The grants for community-based organizations (CBOs) are part of the CDC’s $788 million budget to combat AIDS in the United States, agency officials said.
“We are proud to put HIV prevention dollars in the hands of the local organizations that know best how to address HIV/AIDS in their communities,” said Dr. Robert Janssen, director of CDC’s HIV prevention programs.
“After three years of questioning, Stop AIDS Project still has yet to provide any proof that their workshops — funded with hundreds of thousands of federal dollars from the CDC — have been effective in preventing HIV,” said Rep. Mark Souder, Indiana Republican and chairman of the House Government Reform subcommittee on criminal justice, drug policy and human resources.
“The taxpayers, Congress and the AIDS community certainly have every right to expect that the groups that are being funded by CDC will abide by the law and be able to demonstrate effectiveness,” Mr. Souder said.
Republicans in Congress have complained since 2001 about the Stop AIDS Project, which once received as much as $700,000 a year in federal funding — including an annual CBO grant of $225,000 from the CDC — and has offered workshops with titles like “Booty Call” and “Great Sex.”
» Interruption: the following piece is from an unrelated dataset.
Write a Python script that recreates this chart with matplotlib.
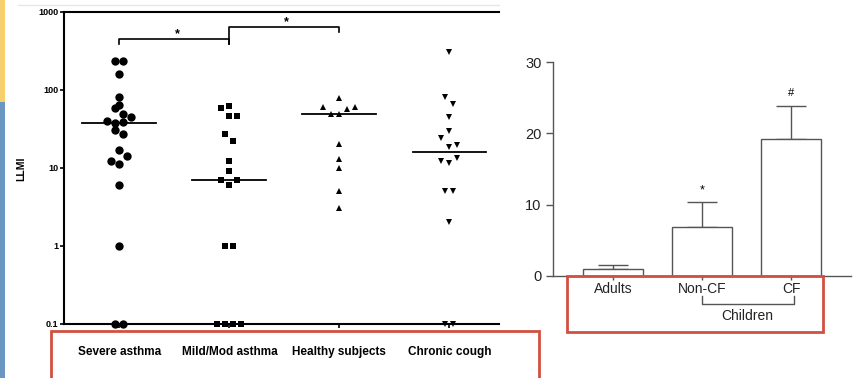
import numpy as np
import matplotlib.pyplot as plt
from matplotlib.patches import Rectangle

plt.rcParams['font.family'] = ['Liberation Sans', 'DejaVu Sans']

# Left panel: LLMI per group (log scale), with horizontal jitter in pixels
groups = ['Severe asthma', 'Mild/Mod asthma', 'Healthy subjects', 'Chronic cough']
severe = [235, 235, 159, 81, 63, 59, 48, 45, 40, 37.5, 38, 30, 27, 17, 14, 12, 11, 6, 1, 0.1, 0.1]
severe_dx = [-4, 4, 0, 0, 0, -4, 4, 12, -12, -4, 4, -4, 4, 0, 8, -8, 0, 0, 0, -4, 4]
mild = [62, 58, 46, 46, 27, 22, 12, 9, 7, 7, 6, 1, 1, 0.1, 0.1, 0.1, 0.1]
mild_dx = [0, -8, 0, 8, -4, 4, 0, 0, -8, 8, 0, -4, 4, -12, -4, 4, 12]
healthy = [79, 60, 60, 56, 48, 48, 20, 13, 10, 5, 3]
healthy_dx = [0, -16, 16, 8, -8, 0, 0, 0, 0, 0, 0]
cough = [302, 81, 65, 45, 29.5, 24, 18.6, 19.3, 12.3, 11.3, 13.3, 5, 5, 2, 0.1, 0.1]
cough_dx = [0, -4, 4, 0, 0, -8, 0, 8, -8, 0, 8, -4, 4, 0, -4, 4]

# Right panel: bar chart with upper error bars
bar_labels = ['Adults', 'Non-CF', 'CF']
bar_vals = [0.95, 6.85, 19.2]
bar_err = [0.5, 3.55, 4.6]

W, H = 857, 378
fig = plt.figure(figsize=(W / 100, H / 100), dpi=100)


def px_rect(x0, y0, x1, y1):
    return [x0 / W, 1 - y1 / H, (x1 - x0) / W, (y1 - y0) / H]


# slide decorations
fig.add_artist(Rectangle((0, 1 - 102 / H), 5 / W, 102 / H, transform=fig.transFigure,
                         color='#f5d06c', lw=0))
fig.add_artist(Rectangle((0, 0), 5 / W, 1 - 102 / H, transform=fig.transFigure,
                         color='#6b96c2', lw=0))
fig.add_artist(plt.Line2D([18 / W, 499 / W], [1 - 5 / H, 1 - 5 / H], transform=fig.transFigure,
                          color='#e6e6e6', lw=1))

# ---- left panel ----
ax = fig.add_axes(px_rect(64.3, 11.7, 499, 323.5))
ax.set_yscale('log')
ax.set_ylim(0.1, 1000)
ax.set_xlim(0.5, 4.45)
ax.spines['right'].set_visible(False)
for s in ['left', 'bottom', 'top']:
    ax.spines[s].set_linewidth(1.5)

series = [(severe, severe_dx, 'o', 6.0), (mild, mild_dx, 's', 5.0),
          (healthy, healthy_dx, '^', 4.8), (cough, cough_dx, 'v', 4.8)]
for i, (vals, dx, mk, ms) in enumerate(series):
    pos = i + 1
    xs = pos + np.array(dx) / 110.0
    ax.plot(xs, vals, ls='none', marker=mk, ms=ms, mew=0, color='black', clip_on=False, zorder=3)
    med = np.median(vals)
    ax.plot([pos - 0.336, pos + 0.336], [med, med], color='black', lw=1.3)

ax.set_yticks([0.1, 1, 10, 100, 1000])
ax.set_yticklabels(['0.1', '1', '10', '100', '1000'], fontsize=6.5, fontweight='bold')
ax.yaxis.set_minor_locator(plt.NullLocator())
ax.set_xticks([1, 2, 3, 4])
ax.set_xticklabels([])
ax.tick_params(axis='both', direction='out', length=3, width=1.2, pad=1)

for i, g in enumerate(groups):
    ax.text(i + 1, -0.0915, g, transform=ax.get_xaxis_transform(), ha='center', va='center',
            fontsize=8.5, fontweight='bold')

# significance brackets
ax.plot([1, 1, 2, 2], [389, 443, 443, 389], color='black', lw=1.2, clip_on=False)
ax.plot([2, 2, 3, 3], [389, 630, 630, 545], color='black', lw=1.2, clip_on=False)
ax.text(1.53, 430, '*', ha='center', va='bottom', fontsize=9, fontweight='bold')
ax.text(2.52, 610, '*', ha='center', va='bottom', fontsize=9, fontweight='bold')

fig.text(21.5 / W, 1 - 169 / H, 'LLMI', rotation=90, ha='center', va='center',
         fontsize=7.5, fontweight='bold')

# ---- right panel ----
ax2 = fig.add_axes(px_rect(552.7, 62.3, 850.7, 275.7))
pos2 = np.arange(len(bar_vals))
gray = '#555555'
ax2.bar(pos2, bar_vals, width=0.673, color='white', edgecolor=gray, linewidth=1, zorder=2)
ax2.errorbar(pos2, bar_vals, yerr=[np.zeros(len(bar_err)), bar_err], fmt='none',
             ecolor=gray, elinewidth=1, capsize=10.8, capthick=1, zorder=1)
ax2.set_ylim(0, 30)
ax2.set_xlim(-0.676, 2.665)
ax2.spines['top'].set_visible(False)
ax2.spines['right'].set_visible(False)
for s in ['left', 'bottom']:
    ax2.spines[s].set_color(gray)
    ax2.spines[s].set_linewidth(1)
ax2.set_yticks([0, 10, 20, 30])
ax2.set_yticklabels(['0', '10', '20', '30'], fontsize=10.5, color='#222222')
ax2.set_xticks(pos2)
ax2.set_xticklabels([])
ax2.tick_params(axis='y', direction='out', length=5, width=1, color=gray, pad=3)
ax2.tick_params(axis='x', direction='out', length=3, width=1, color=gray)

ax2.text(1, 12.0, '*', ha='center', va='center', fontsize=9)
ax2.text(2, 25.7, '#', ha='center', va='center', fontsize=8)

xt = ax2.get_xaxis_transform()
for p, lab in zip(pos2, bar_labels):
    ax2.text(p, -0.062, lab, transform=xt, ha='center', va='center', fontsize=10, color='#222222')
ax2.plot([1, 1, 2.03, 2.03], [-0.095, -0.1326, -0.1326, -0.095], transform=xt,
         color=gray, lw=1, clip_on=False)
ax2.text(1.5, -0.189, 'Children', transform=xt, ha='center', va='center', fontsize=10,
         color='#222222')

# red highlight boxes
red = '#d25041'
fig.add_artist(Rectangle((51 / W, 1 - 380 / H), 488 / W, 49 / H, transform=fig.transFigure,
                         fill=False, edgecolor=red, lw=2, zorder=10))
fig.add_artist(Rectangle((567 / W, 1 - 332 / H), 256 / W, 56 / H, transform=fig.transFigure,
                         fill=False, edgecolor=red, lw=2, zorder=10))

fig.savefig('out.png', dpi=100)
By denying funds for these programs, the CDC has “in effect dismantled this nation’s primary HIV prevention infrastructure,” said Stop AIDS spokesman Jason Riggs.
“They’re moving already inadequate funds out of primary HIV prevention and into testing and services for HIV-positive people, which are both laudable activities or goals,” Mr. Riggs said of the CDC, “but you shouldn’t pit the needs of HIV-negative people and HIV-positive people against each other.”
A CDC spokeswoman said yesterday there were 537 eligible applicants for 142 grants. “Clearly, it’s a highly competitive process,” agency spokeswoman Kathryn Bina said. “CDC was not able to fund every applicant.”
She said that while Stop AIDS did not receive a direct CDC grant, the organization is still eligible to participate in other CDC-funded programs administered through state and local health departments.
A November 2001 investigation by the Department of Health and Human Services (HHS) concluded that some Stop AIDS workshops met the “legal definition of obscene material,” and violated federal guidelines by promoting sexual activity. HHS Inspector General Janet Rehnquist reported that the “Great Sex” workshop “appears to directly promote sexual activity, which is not consistent with CDC’s basic principles.”
Stop AIDS officials complained of “redundant and unnecessary congressional inquiries and federal investigations” and continued offering such activities as a sadomasochism workshop, an “erotic writing workshop,” and a workshop about male prostitutes that promised “practical tips … for safe and friendly relations with escorts.”
“Three years ago, I asked CDC to prove that Stop AIDS programs were effective, and I’m still waiting for an answer,” said Michael Petrelis, a San Francisco AIDS activist and critic of the Stop AIDS Project.
Mr. Riggs, the Stop AIDS spokesman, said CDC is “playing politics with people’s lives” by denying funding for the group.
“Why is the federal government squandering millions of dollars on abstinence programs even as they’re defunding effective prevention with high-risk HIV-negative populations?” Mr. Riggs said.